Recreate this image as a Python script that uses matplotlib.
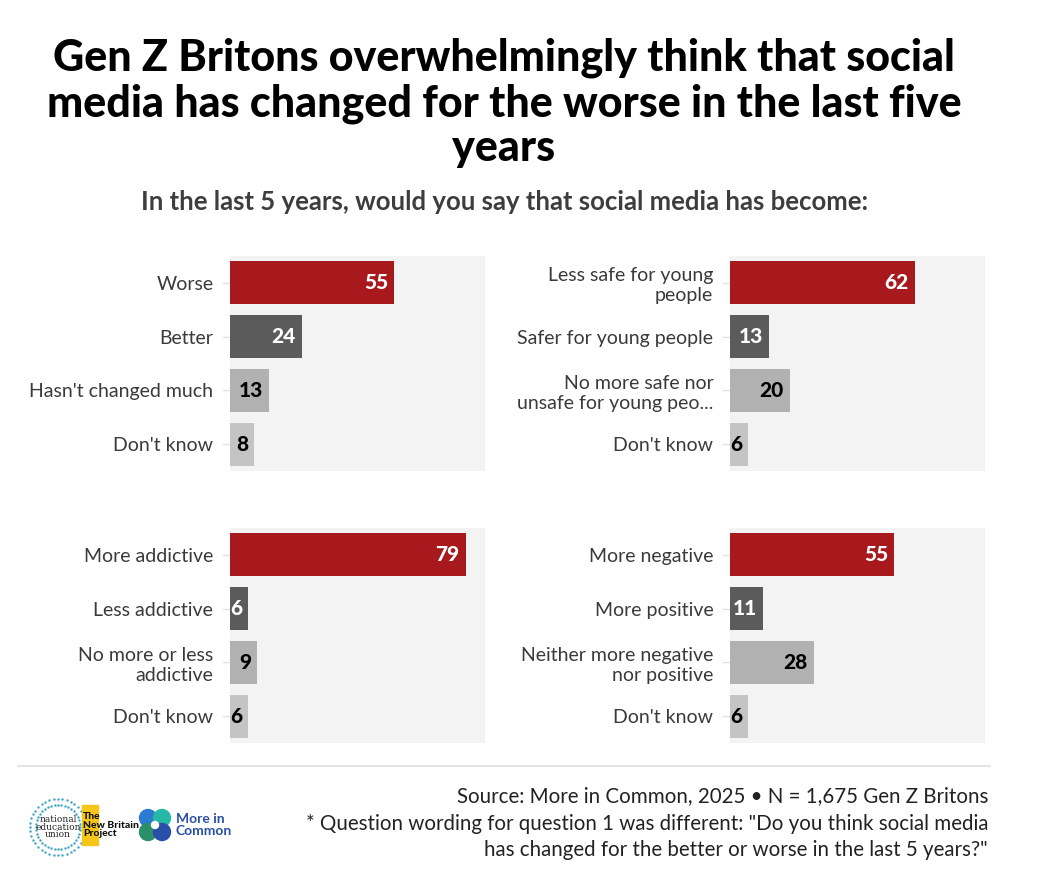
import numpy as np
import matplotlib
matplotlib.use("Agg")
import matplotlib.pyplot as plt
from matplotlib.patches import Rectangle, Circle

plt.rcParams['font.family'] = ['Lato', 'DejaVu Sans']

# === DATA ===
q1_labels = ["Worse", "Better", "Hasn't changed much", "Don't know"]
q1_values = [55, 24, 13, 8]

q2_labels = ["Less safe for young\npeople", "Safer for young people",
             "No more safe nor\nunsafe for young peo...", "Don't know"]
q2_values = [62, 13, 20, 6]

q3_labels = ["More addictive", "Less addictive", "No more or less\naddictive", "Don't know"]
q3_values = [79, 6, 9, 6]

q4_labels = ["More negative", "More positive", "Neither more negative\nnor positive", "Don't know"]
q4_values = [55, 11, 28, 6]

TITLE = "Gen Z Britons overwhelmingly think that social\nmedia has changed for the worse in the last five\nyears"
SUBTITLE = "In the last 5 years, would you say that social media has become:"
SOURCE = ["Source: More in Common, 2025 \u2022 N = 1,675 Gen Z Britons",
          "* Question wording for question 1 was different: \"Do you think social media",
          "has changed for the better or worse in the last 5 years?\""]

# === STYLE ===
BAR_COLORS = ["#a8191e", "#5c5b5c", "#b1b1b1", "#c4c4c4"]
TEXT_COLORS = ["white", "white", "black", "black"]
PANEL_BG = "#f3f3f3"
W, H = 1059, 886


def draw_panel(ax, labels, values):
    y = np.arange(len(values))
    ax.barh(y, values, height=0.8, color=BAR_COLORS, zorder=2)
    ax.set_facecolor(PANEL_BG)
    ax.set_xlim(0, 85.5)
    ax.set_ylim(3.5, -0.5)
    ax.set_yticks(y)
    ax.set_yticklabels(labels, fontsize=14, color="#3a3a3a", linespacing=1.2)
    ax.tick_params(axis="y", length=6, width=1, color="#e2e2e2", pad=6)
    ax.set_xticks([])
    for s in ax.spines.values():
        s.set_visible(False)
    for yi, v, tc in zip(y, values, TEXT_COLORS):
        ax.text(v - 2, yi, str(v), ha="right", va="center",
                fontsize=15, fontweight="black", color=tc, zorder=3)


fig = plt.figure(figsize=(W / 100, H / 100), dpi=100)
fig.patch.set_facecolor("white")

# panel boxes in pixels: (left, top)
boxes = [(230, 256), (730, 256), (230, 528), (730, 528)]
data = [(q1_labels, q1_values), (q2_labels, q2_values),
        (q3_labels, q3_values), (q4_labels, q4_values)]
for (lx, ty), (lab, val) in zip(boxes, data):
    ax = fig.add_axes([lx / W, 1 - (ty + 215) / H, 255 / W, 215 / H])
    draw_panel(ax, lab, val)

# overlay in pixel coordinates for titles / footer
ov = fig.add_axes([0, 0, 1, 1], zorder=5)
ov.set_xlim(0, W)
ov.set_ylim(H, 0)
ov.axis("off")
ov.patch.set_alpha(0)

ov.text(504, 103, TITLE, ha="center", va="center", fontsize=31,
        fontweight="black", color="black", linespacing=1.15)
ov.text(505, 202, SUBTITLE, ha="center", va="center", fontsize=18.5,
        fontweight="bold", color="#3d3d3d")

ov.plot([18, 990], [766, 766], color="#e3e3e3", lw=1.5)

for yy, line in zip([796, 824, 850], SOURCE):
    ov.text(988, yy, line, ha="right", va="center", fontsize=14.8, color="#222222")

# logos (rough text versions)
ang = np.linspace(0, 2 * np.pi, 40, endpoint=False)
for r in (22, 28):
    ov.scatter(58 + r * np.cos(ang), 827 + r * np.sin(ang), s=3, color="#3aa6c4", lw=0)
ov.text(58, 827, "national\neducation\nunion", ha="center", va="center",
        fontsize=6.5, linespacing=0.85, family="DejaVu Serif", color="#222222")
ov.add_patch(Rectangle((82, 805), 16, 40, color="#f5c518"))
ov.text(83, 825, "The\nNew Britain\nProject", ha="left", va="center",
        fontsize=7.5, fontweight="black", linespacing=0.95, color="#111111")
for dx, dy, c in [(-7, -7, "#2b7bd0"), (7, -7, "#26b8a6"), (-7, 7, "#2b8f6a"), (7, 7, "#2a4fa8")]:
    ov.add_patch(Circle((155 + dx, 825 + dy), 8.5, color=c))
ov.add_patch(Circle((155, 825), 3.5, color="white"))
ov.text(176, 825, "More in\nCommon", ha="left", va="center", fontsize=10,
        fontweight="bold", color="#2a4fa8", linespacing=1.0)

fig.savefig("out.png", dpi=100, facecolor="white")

---

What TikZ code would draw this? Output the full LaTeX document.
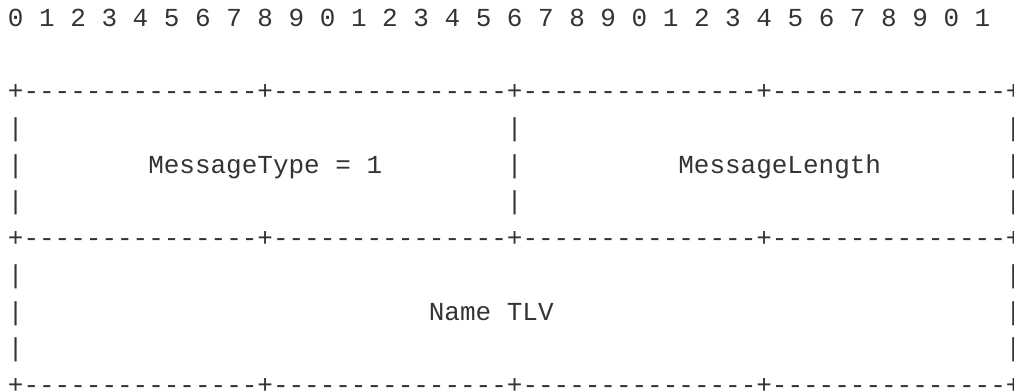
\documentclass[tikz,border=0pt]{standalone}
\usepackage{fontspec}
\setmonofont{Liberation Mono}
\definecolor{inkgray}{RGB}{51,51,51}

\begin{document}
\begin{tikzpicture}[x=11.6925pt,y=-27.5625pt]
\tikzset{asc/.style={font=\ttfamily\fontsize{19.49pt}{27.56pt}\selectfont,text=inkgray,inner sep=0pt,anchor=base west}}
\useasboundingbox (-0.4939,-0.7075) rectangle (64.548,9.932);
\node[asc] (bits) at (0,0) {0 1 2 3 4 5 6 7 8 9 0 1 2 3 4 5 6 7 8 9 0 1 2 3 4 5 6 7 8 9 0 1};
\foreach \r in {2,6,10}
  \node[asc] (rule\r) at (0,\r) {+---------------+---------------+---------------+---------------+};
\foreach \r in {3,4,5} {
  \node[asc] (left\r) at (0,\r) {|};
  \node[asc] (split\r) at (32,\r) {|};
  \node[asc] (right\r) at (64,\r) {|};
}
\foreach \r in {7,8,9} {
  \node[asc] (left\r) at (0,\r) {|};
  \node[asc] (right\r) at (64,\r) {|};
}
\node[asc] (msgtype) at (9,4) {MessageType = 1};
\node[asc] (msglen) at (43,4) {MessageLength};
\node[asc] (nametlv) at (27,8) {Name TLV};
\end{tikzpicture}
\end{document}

▶ _DIRECTION_
Only the lines from the one bearing "Recreate this image" to the one bearing "q3_values = [79, 6, 9, 6]", both included, should be restated word for word, with pictures left out.

▶ _ANSWER TO THE PROBLEM_
Recreate this image as a Python script that uses matplotlib.
import numpy as np
import matplotlib
matplotlib.use("Agg")
import matplotlib.pyplot as plt
from matplotlib.patches import Rectangle, Circle

plt.rcParams['font.family'] = ['Lato', 'DejaVu Sans']

# === DATA ===
q1_labels = ["Worse", "Better", "Hasn't changed much", "Don't know"]
q1_values = [55, 24, 13, 8]

q2_labels = ["Less safe for young\npeople", "Safer for young people",
             "No more safe nor\nunsafe for young peo...", "Don't know"]
q2_values = [62, 13, 20, 6]

q3_labels = ["More addictive", "Less addictive", "No more or less\naddictive", "Don't know"]
q3_values = [79, 6, 9, 6]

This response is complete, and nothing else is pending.